The Holy Spirit, that mysteriously had to incarnate the Son in Mary, entered, therefore, into our history a long time before, and traced a path leading to the Virgin Mary of Nazareth and, through her, to her Son Jesus. “Behold, the virgin shall be with child and bear a son, and they shall name him Emmanuel” (Mt 1:23). How spiritually delicate Mary's entrails, her heart and her will, must have been, to engage the attention of the Father and make her become the mother of “God-with-mankind”; He, who had to bring the supernatural light and grace for the redemption of all of us. In this work, everything brings us to contemplate, admire and worship, through prayer, the greatness, the generosity and the simplicity of the divine action that will extol and rescue our human lineage through our Lord’s personal involvement.
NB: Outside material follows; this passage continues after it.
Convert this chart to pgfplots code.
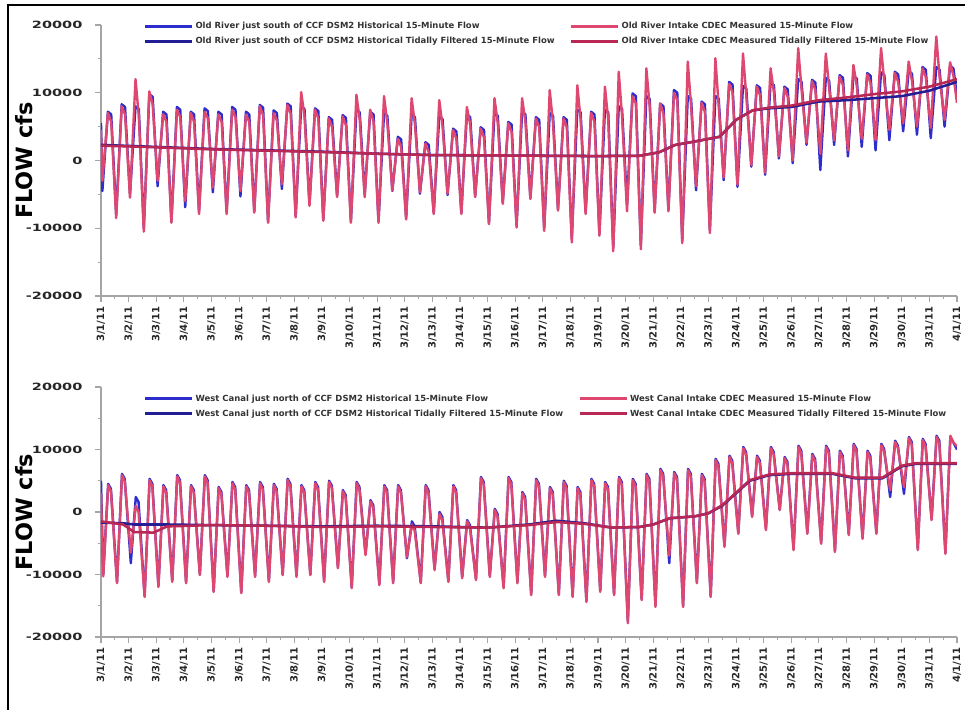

Further away, in Today's Gospel, we see how Mary was advised she would conceive God, the Savior of his People. And let us realize that this girl, virgin and Jesus' mother, had to be also our mother. The special election of Mary, “Most blessed are you among women, and blessed is the fruit of your womb” (Lk 1:42), makes us admire God's tenderness in his way of proceeding; because He did not redeem us —so to speak— “by remote control”, but by closely binding himself with our family and our history. Who could ever imagine God to be so great and so acquiescent as to so intimately bind Himself to us?